Rund die Hälfte der Streikenden arbeitet bei Settelen. Der schwer erkrankte Julius Settelen führt auch nach der Arbeitsniederlegung die Verhandlungen mit den «Seinen» weiter. Drei Tage nach Streikbeginn erhält er ein von 28 streikenden Droschkiers visiertes Schreiben. Darin lehnen sie seine Forderung ab, den Betrieb am 5. Juli bedingungslos wieder aufzunehmen. Auch Arbeitersekretär Grimm bleibt nicht untätig und schreibt bei Streikbeginn den Sattlern von Settelen und Keller: «Wir erwarten […], dass kein Sattler oder Schmied uns in den Rücken fällt und zum Verräter an der Sache der Arbeiter werde. Verweigert alle Streikarbeit.» Ob sein Aufruf befolgt wird, lässt sich nicht mehr feststellen.
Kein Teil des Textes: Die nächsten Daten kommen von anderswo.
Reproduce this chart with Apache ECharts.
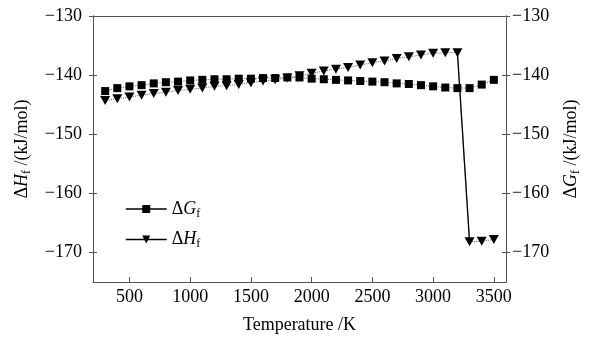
<!DOCTYPE html>
<html><head><meta charset="utf-8">
<script src="https://cdn.jsdelivr.net/npm/echarts@6/dist/echarts.min.js"></script>
<style>html,body{margin:0;padding:0;background:#fff}#c{width:593px;height:339px}</style>
</head><body><div id="c"></div>
<script>
const temperatures = [300,400,500,600,700,800,900,1000,1100,1200,1300,1400,1500,1600,1700,1800,1900,2000,2100,2200,2300,2400,2500,2600,2700,2800,2900,3000,3100,3200,3300,3400,3500];
const deltaG = [-142.7,-142.2,-141.9,-141.7,-141.4,-141.2,-141.1,-140.9,-140.8,-140.7,-140.7,-140.6,-140.6,-140.5,-140.5,-140.4,-140.4,-140.6,-140.7,-140.8,-140.9,-141.0,-141.1,-141.2,-141.4,-141.5,-141.7,-141.9,-142.1,-142.2,-142.2,-141.6,-140.8];
const deltaH = [-144.3,-144.0,-143.7,-143.4,-143.1,-142.9,-142.6,-142.4,-142.2,-141.9,-141.8,-141.6,-141.3,-141.0,-140.8,-140.5,-140.1,-139.7,-139.3,-139.0,-138.7,-138.3,-137.9,-137.6,-137.2,-136.9,-136.6,-136.3,-136.2,-136.2,-168.2,-168.1,-167.8];
const xTicks = [500,1000,1500,2000,2500,3000,3500];
const yTicks = [-170,-160,-150,-140,-130];
const dropIndex = 29;

const FONT = 'Liberation Serif';
const pairs = (ys) => temperatures.map((t,i)=>[t, ys[i]]);
const minus = v => String(v).replace('-', '\u2212');
const rich = {
  d:{fontFamily:FONT,fontSize:18,color:'#000'},
  i:{fontFamily:FONT,fontSize:18,fontStyle:'italic',color:'#000'},
  s:{fontFamily:FONT,fontSize:12,color:'#000',padding:[9,0,0,0]},
  n:{fontFamily:FONT,fontSize:18,color:'#000'}
};
const axisColor = '#555';
function yAx(pos, showLabel, inside, name, gap, margin){
  return {
    type:'value', position:pos, min:-175, max:-130, interval:10,
    axisLine:{show:true, lineStyle:{color:axisColor, width:1}},
    axisTick:{show:true, inside:inside, length:4, lineStyle:{color:axisColor}, customValues: yTicks},
    axisLabel:{show:showLabel, margin:margin, fontFamily:FONT, fontSize:18, color:'#000', formatter: minus, customValues: yTicks},
    splitLine:{show:false},
    name: name, nameLocation:'middle', nameRotate:90, nameGap:gap,
    nameTextStyle:{rich:rich}
  };
}
const chart = echarts.init(document.getElementById('c'));
chart.setOption({
  animation:false,
  backgroundColor:'#fff',
  grid:{left:93, right:87, top:16, bottom:52, containLabel:false},
  legend:{
    orient:'vertical', left:125, top:200, padding:0, itemGap:11, itemWidth:41, itemHeight:10,
    data:['G','H'],
    lineStyle:{type:'solid', color:'#000', width:1.5},
    formatter: n => n==='G' ? '{d|Δ}{i|G}{s|f}' : '{d|Δ}{i|H}{s|f}',
    textStyle:{rich:rich}
  },
  xAxis:[{
    type:'value', min:200, max:3600, position:'bottom',
    axisLine:{lineStyle:{color:axisColor}},
    axisTick:{inside:true, length:5, lineStyle:{color:axisColor}, customValues:xTicks},
    axisLabel:{margin:6, fontFamily:FONT, fontSize:18, color:'#000', formatter: v => String(v), customValues:xTicks},
    splitLine:{show:false},
    name:'Temperature /K', nameLocation:'middle', nameGap:34,
    nameTextStyle:{fontFamily:FONT, fontSize:18, color:'#000'}
  },{
    type:'value', min:200, max:3600, position:'top',
    axisLine:{lineStyle:{color:axisColor}}, axisTick:{show:false}, axisLabel:{show:false}, splitLine:{show:false}
  }],
  yAxis:[
    yAx('left', true, true, '{d|Δ}{i|H}{s|f}{n| /(kJ/mol)}', 60, 11),
    yAx('right', true, true, '{d|Δ}{i|G}{s|f}{n| /(kJ/mol)}', 55, 6),
    Object.assign(yAx('left', false, false, '', 0, 0), {name:''}),
    Object.assign(yAx('right', false, false, '', 0, 0), {name:''})
  ],
  series:[
    {name:'G', type:'line', yAxisIndex:1, data:pairs(deltaG), symbol:'rect', symbolSize:8,
     itemStyle:{color:'#000'}, lineStyle:{type:'dotted', color:'#666', width:1}},
    {name:'H', type:'line', yAxisIndex:0, data:pairs(deltaH), symbol:'triangle', symbolRotate:180, symbolSize:[10,9],
     itemStyle:{color:'#000'}, lineStyle:{type:'dotted', color:'#666', width:1}},
    {name:'drop', type:'line', yAxisIndex:0, data:[[temperatures[dropIndex], deltaH[dropIndex]],[temperatures[dropIndex+1], deltaH[dropIndex+1]]],
     symbol:'none', lineStyle:{type:'solid', color:'#000', width:1.3}, z:3}
  ]
});
</script></body></html>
Nach fünftägigem erfolglosem Streik nehmen die Droschkiers am 6. Juli 1907 - dem «Bündelitag» - die Arbeit wieder auf. Trotzdem ist der schwer kranke Julius Settelen verletzt. Er kann die Arbeitsniederlegung nicht verstehen. Denn seit der Einführung der Taxameter (1896) - schreibt Julius Settelen in einem Kommentar zum Streik - herrscht «ein für solche Betriebe seltenes freundliches Verhältnis zwischen Arbeitgeber & Arbeitnehmer». Dies ist wohl mit ein Grund, weshalb Settelen den allermeisten Streikenden die Treue hält. Viele bleiben noch Jahrzehnte im Betrieb. Nur die Funktionäre des «Basler Droschken-Kutscher-Vereins» werden entlassen.